Arrepia-me, por exemplo, a mania do "reverter a favor". É usado por empresas e empreendimentos que nos querem vender coisas e acontecimentos, anunciando que o preço, que seria nove ou dezanove euros, caso não houvesse "reversão", será dez ou vinte euros, "revertendo a favor" de uma causa boa, um ou dois euros, que é dez por cento. É tão paternalista como estupidificante o uso de "reverter". Reverter, nos dicionários, é retroceder; regressar; redundar. A empresa de piscinas que assegura que dez por cento do que cobra "reverte a favor" do Instituto de Socorro a Náufragos (ISN) está a vender piscinas com a promessa de "devolver" ao ISN dinheiro que nunca teve.

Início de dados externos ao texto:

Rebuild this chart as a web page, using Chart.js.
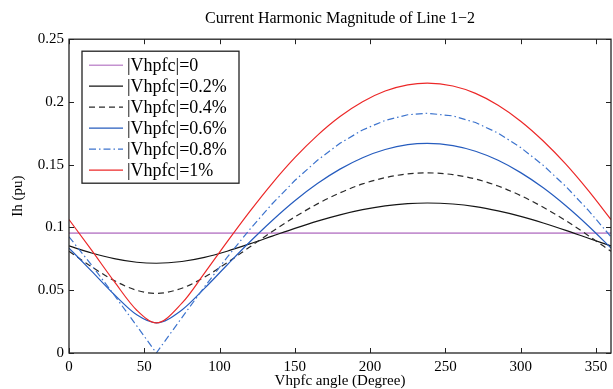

O insulto, sobretudo, é que é preciso comprarmos qualquer coisa ou serviço, para contribuirmos para uma boa causa. Implica que somos incapazes de contribuir directamente. O verbo reverter é usado para tentarem convencer-nos de que é preciso comprarmos uma tenda cara para a empresa que fabrica as tendas desviar o que pagámos a mais para o World Wildlife Fund.

"Reverter a favor" é uma maneira de nos enganar. É uma fraude semântica. É um truque do capitalismo. Temos de rejeitar o verbo, tal qual é, maleficamente, utilizado.